Competition Bureau will not review Postmedia move

Dene Moore
National Affairs Contributor
Daily Brew

The federal competition bureau will not review its decision on the merger of the Postmedia and Sun newspaper chains, despite the company’s announcement this week that reneges on its commitment to keep the papers editorially distinct.

The Competition Bureau has a year from the completion of the transaction last April to challenge the purchase but a spokesman for the watchdog says it will not do so.

“While we are aware that mergers can have an impact on jobs, the purpose of the Bureau’s review of a merger is to determine whether it is likely to result in a substantial lessening or prevention of competition in a given market,” Taylor Bildstein tells Yahoo Canada News.

“For the Postmedia-Sun Media transaction, the Bureau’s review determined that this was unlikely. Nothing in the recent news has changed this view.”

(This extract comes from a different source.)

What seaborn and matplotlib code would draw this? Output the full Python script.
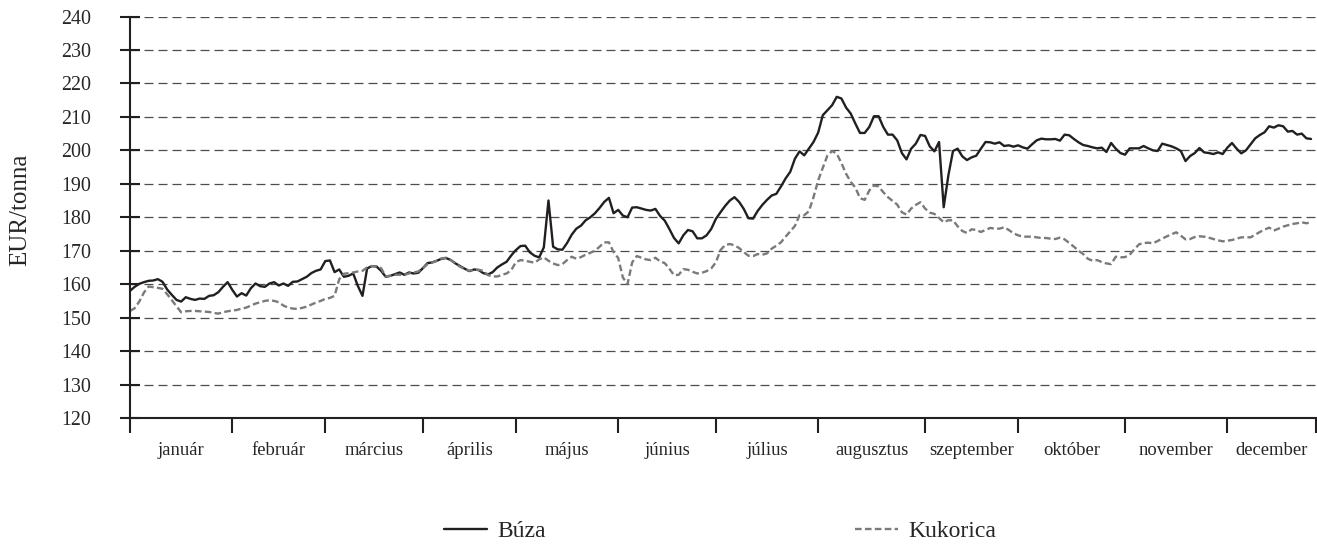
import numpy as np
import pandas as pd
import matplotlib
matplotlib.use("Agg")
import matplotlib.pyplot as plt
import seaborn as sns

# Monthly labels and number of trading days in each month
months = ["január", "február", "március", "április", "május", "június",
          "július", "augusztus", "szeptember", "október", "november", "december"]
month_days = [22, 20, 21, 20, 22, 21, 22, 23, 20, 23, 22, 19]

# Daily prices, EUR/tonna
buza = [
    # jan
    158.0, 159.2, 160.1, 160.6, 161.0, 161.1, 161.5, 160.7, 158.4, 156.8, 155.3,
    154.8, 156.1, 155.6, 155.3, 155.7, 155.6, 156.5, 156.7, 157.6, 159.2, 160.6,
    # feb
    158.3, 156.3, 157.3, 156.6, 158.8, 160.2, 159.4, 159.2, 160.2, 160.6,
    159.6, 160.2, 159.5, 160.7, 160.8, 161.5, 162.2, 163.3, 164.0, 164.4,
    # mar
    166.9, 167.1, 163.6, 164.4, 162.2, 162.5, 163.2, 159.5, 156.5, 164.7, 165.4,
    165.3, 164.0, 162.2, 162.5, 163.0, 163.5, 162.8, 163.5, 163.2, 163.4,
    # apr
    164.8, 166.3, 166.5, 167.0, 167.6, 167.8, 167.2, 166.2, 165.4, 164.6,
    163.9, 164.4, 164.2, 163.3, 162.9, 163.6, 165.0, 165.9, 166.7, 168.6,
    # maj
    170.2, 171.4, 171.5, 169.5, 168.5, 168.0, 171.0, 185.0, 171.2, 170.4, 170.3,
    172.3, 174.8, 176.6, 177.5, 179.1, 180.0, 181.2, 182.8, 184.6, 185.8, 181.2,
    # jun
    182.2, 180.5, 180.0, 182.9, 183.0, 182.6, 182.2, 182.0, 182.5, 180.4, 179.0,
    176.5, 173.8, 172.2, 174.6, 176.2, 175.8, 173.7, 173.7, 174.6, 176.5,
    # jul
    179.5, 181.5, 183.4, 185.0, 186.0, 184.6, 182.5, 179.7, 179.6, 181.9, 183.7,
    185.2, 186.5, 187.0, 189.2, 191.6, 193.6, 197.5, 199.7, 198.5, 200.5, 202.5,
    # aug
    205.3, 210.5, 212.0, 213.5, 216.0, 215.5, 212.8, 211.0, 208.0, 205.2, 205.2, 207.0,
    210.2, 210.2, 207.0, 204.7, 204.7, 203.0, 199.2, 197.3, 200.5, 202.0, 204.6,
    # szep
    204.3, 201.2, 199.7, 202.5, 183.0, 192.5, 199.8, 200.5, 198.2, 197.1,
    197.9, 198.4, 200.5, 202.5, 202.4, 202.0, 202.4, 201.3, 201.5, 201.1,
    # okt
    201.5, 200.9, 200.5, 201.8, 203.0, 203.5, 203.3, 203.3, 203.4, 202.9, 204.7, 204.5,
    203.4, 202.4, 201.6, 201.3, 200.9, 200.6, 200.8, 199.5, 202.2, 200.5, 199.2,
    # nov
    198.7, 200.6, 200.6, 200.6, 201.3, 200.6, 200.0, 199.8, 202.0, 201.6, 201.2,
    200.6, 199.8, 196.8, 198.3, 199.2, 200.7, 199.4, 199.2, 198.9, 199.4, 198.9,
    # dec
    200.8, 202.2, 200.5, 199.1, 200.0, 201.8, 203.6, 204.6, 205.4, 207.2,
    206.8, 207.5, 207.2, 205.6, 205.8, 204.7, 205.0, 203.6, 203.4,
]

kukorica = [
    # jan
    152.0, 152.8, 154.8, 157.5, 159.3, 159.1, 158.9, 158.6, 157.0, 155.2, 153.4,
    151.6, 151.9, 152.0, 152.0, 151.9, 151.8, 151.7, 151.4, 151.2, 151.6, 151.9,
    # feb
    152.1, 152.3, 152.7, 153.0, 153.6, 154.2, 154.6, 155.0, 155.2, 155.0,
    154.6, 153.6, 153.0, 152.7, 152.6, 152.9, 153.3, 153.9, 154.5, 155.0,
    # mar
    155.6, 155.9, 156.5, 161.5, 163.1, 163.3, 163.5, 163.8, 164.0, 165.0, 165.4,
    165.3, 164.8, 162.3, 162.5, 162.8, 162.8, 162.8, 163.2, 163.5, 163.8,
    # apr
    164.8, 166.0, 166.5, 167.0, 167.7, 167.9, 167.2, 166.2, 165.2, 164.5,
    164.0, 164.3, 164.3, 164.0, 162.7, 162.3, 162.3, 162.8, 163.2, 164.2,
    # maj
    166.6, 167.2, 167.0, 166.7, 166.4, 167.4, 168.0, 167.0, 166.2, 165.7, 166.0,
    167.2, 168.2, 167.6, 168.1, 168.8, 169.4, 170.0, 171.2, 172.5, 172.5, 169.6,
    # jun
    167.8, 162.0, 160.0, 166.5, 168.4, 167.9, 167.4, 167.2, 167.9, 166.8, 166.3,
    164.6, 162.7, 162.8, 164.5, 164.3, 163.7, 163.2, 163.4, 163.9, 164.7,
    # jul
    166.5, 170.2, 171.7, 172.0, 171.6, 170.8, 169.6, 168.5, 168.4, 169.0, 168.8,
    169.2, 170.6, 171.5, 172.5, 174.2, 175.8, 177.4, 180.6, 180.6, 181.8, 186.0,
    # aug
    191.0, 194.8, 198.5, 199.8, 199.0, 196.2, 193.0, 190.6, 188.9, 185.7, 185.2, 188.0,
    189.5, 189.2, 187.5, 186.0, 184.9, 183.8, 181.5, 180.8, 182.6, 183.7, 184.5,
    # szep
    182.6, 181.4, 181.0, 179.8, 178.5, 179.1, 179.1, 177.3, 175.9, 175.3,
    176.4, 176.2, 175.6, 176.2, 176.8, 176.6, 176.6, 177.0, 176.2, 175.2,
    # okt
    174.6, 174.2, 174.2, 174.2, 174.0, 173.8, 173.8, 173.6, 173.5, 173.9, 173.4, 172.3,
    171.2, 170.0, 169.0, 167.6, 167.0, 167.2, 166.6, 166.2, 166.0, 168.2, 168.0,
    # nov
    168.1, 168.8, 170.4, 171.9, 172.3, 172.4, 172.2, 172.9, 173.6, 174.3, 174.9,
    175.5, 174.5, 173.4, 173.5, 174.1, 174.3, 174.2, 173.9, 173.5, 173.1, 172.8,
    # dec
    173.0, 173.2, 173.6, 174.0, 174.0, 174.0, 174.8, 175.6, 176.3, 176.9,
    176.0, 176.6, 177.2, 177.6, 178.0, 178.2, 178.5, 178.2, 178.5,
]

n_days = sum(month_days)
assert len(buza) == n_days and len(kukorica) == n_days

df = pd.DataFrame({"nap": np.arange(n_days), "Búza": buza, "Kukorica": kukorica})

sns.set_style("white")
plt.rcParams["font.family"] = ["Liberation Serif", "DejaVu Serif"]

fig = plt.figure(figsize=(13.17, 5.51), dpi=100)
ax = fig.add_axes([0.0987, 0.2414, 0.9003, 0.7286])

sns.lineplot(data=df, x="nap", y="Búza", ax=ax, color="#231f20", lw=1.7, label="Búza")
sns.lineplot(data=df, x="nap", y="Kukorica", ax=ax, color="#7a7a7a", lw=1.7,
             linestyle=(0, (2.8, 1.4)), label="Kukorica")

ax.set_ylim(120, 240)
ax.set_yticks(np.arange(120, 241, 10))
ax.set_xlim(0, n_days)

# month boundaries as ticks, names centred between them
bounds = np.concatenate([[0], np.cumsum(month_days)])
centers = (bounds[:-1] + bounds[1:]) / 2
ax.set_xticks(bounds)
ax.set_xticklabels([])
ax.set_xticks(centers, minor=True)
ax.set_xticklabels(months, minor=True, fontsize=13.4)
ax.tick_params(axis="x", which="major", bottom=True, direction="out", length=11,
               width=1.5, color="#231f20")
ax.tick_params(axis="x", which="minor", bottom=True, length=0, pad=17)
ax.tick_params(axis="y", which="major", left=True, direction="inout", length=14,
               width=1.5, color="#231f20", labelsize=14.4, pad=21)

for sp in ["top", "right"]:
    ax.spines[sp].set_visible(False)
for sp in ["left", "bottom"]:
    ax.spines[sp].set_color("#231f20")
    ax.spines[sp].set_linewidth(1.5)

ax.yaxis.grid(True, color="#4d4d4d", lw=0.9, linestyle=(0, (7.2, 4.0)))
ax.xaxis.grid(False)
ax.set_axisbelow(True)

ax.set_xlabel("")
ax.set_ylabel("EUR/tonna", fontsize=18)
ax.yaxis.set_label_coords(-0.083, 0.519)

ax.get_legend().remove()
handles, labels = ax.get_legend_handles_labels()
fig.legend(handles, labels, loc="center", bbox_to_anchor=(0.547, 0.036), ncol=2,
           frameon=False, fontsize=17, handlelength=1.8, handletextpad=0.45,
           columnspacing=13.1)

fig.savefig("out.png", dpi=100)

Others, though, say the bureau is not equipped to oversee the media industry.

“Right now media in Canada are considered under the Competition Act, by the Competition Bureau, like any other industry,” says Marc Edge, a professor of media and communication at University Canada West in Vancouver and author of the book, “Greatly Exaggerated: The Myth of the Death of Newspapers.”

“It only considers the economic aspects of any mergers or acquisitions, specifically to do with the advertising market and not the informational needs of Canadians.”

In a memo to staff on Tuesday, Postmedia CEO Paul Godfrey announced that the company will merge newsrooms in Vancouver, Ottawa, Calgary and Edmonton. Ninety people were laid off and further staff buyouts are expected.

While the chain will continue to publish the Sun and Postmedia papers separately in each city, the content will be produced in a single newsroom.

Edge says his efforts to obtain documents from the bureau have been frustrated; the review conducted effectively in secret.

He would like to see a separate tribunal for media acquisitions and he is not alone in wanting government to intervene.

Jerry Dias, the president of Unifor, the union that represents some of the laid off newspaper staff, calls the cuts a massive betrayal of trust.

He says the state of the news industry in Canada — print and broadcast — needs immediate attention from the federal government.

“An informed public is the bedrock of a democratic society. Canada needs a strong news industry to ensure we have that informed public electing our leaders,” Dias says in a statement.

“Centralized newsgathering and opinions, including in local news, do not add to the national debate that helps build a functioning democracy.”

Prime Minister Justin Trudeau took notice of the cuts but has not suggested his government will take the suggested action.

“Journalists are vital to our democracy. I’m saddened to hear of the cuts at #Postmedia today and my thoughts are with those affected,” Trudeau wrote on Twitter.

Postmedia posted a net loss of $263 million in 2015. With more than $600 million in long-term debt, the company has said it is looking for $50-million in savings by the end of 2017.

James Musgrove, a competition lawyer at McMillan LLP and past chairman of the national competition law section of the Canadian Bar Association, says the Competition Bureau can and has challenged mergers — when it feels it has a case to advance.

“One of the reasons that led to the bureau’s conclusion that it was going to let this happen pretty clearly was that they were aware of the financial pressures that the newspapers business was under,” he tells Yahoo Canada News.

“I think this decision [by Postmedia] probably illustrates that point, that there are pretty significant financial pressures that traditional media is facing.

“While they intended I guess at the time of the transaction to keep the newsrooms separate, the financial pressures have not permitted that. I don’t think that means the bureau revisits its decision, no.”

Postmedia is not alone in its financial struggles in the industry.

The Toronto Star announced last week it will close its printing plant and lay off more than 300 staff, most from the plant.

Last fall, Quebec’s flagship French-language newspaper, La Presse, announced it would lay off more than 150 staff members as it put an end to weekday print editions in favour of its tablet edition.

And in Atlantic Canada, staff at the Halifax Chronicle Herald face a potential lockout this week as the company and the union face off over proposed layoffs and cuts to wages and benefits at the 140-year-old newspaper.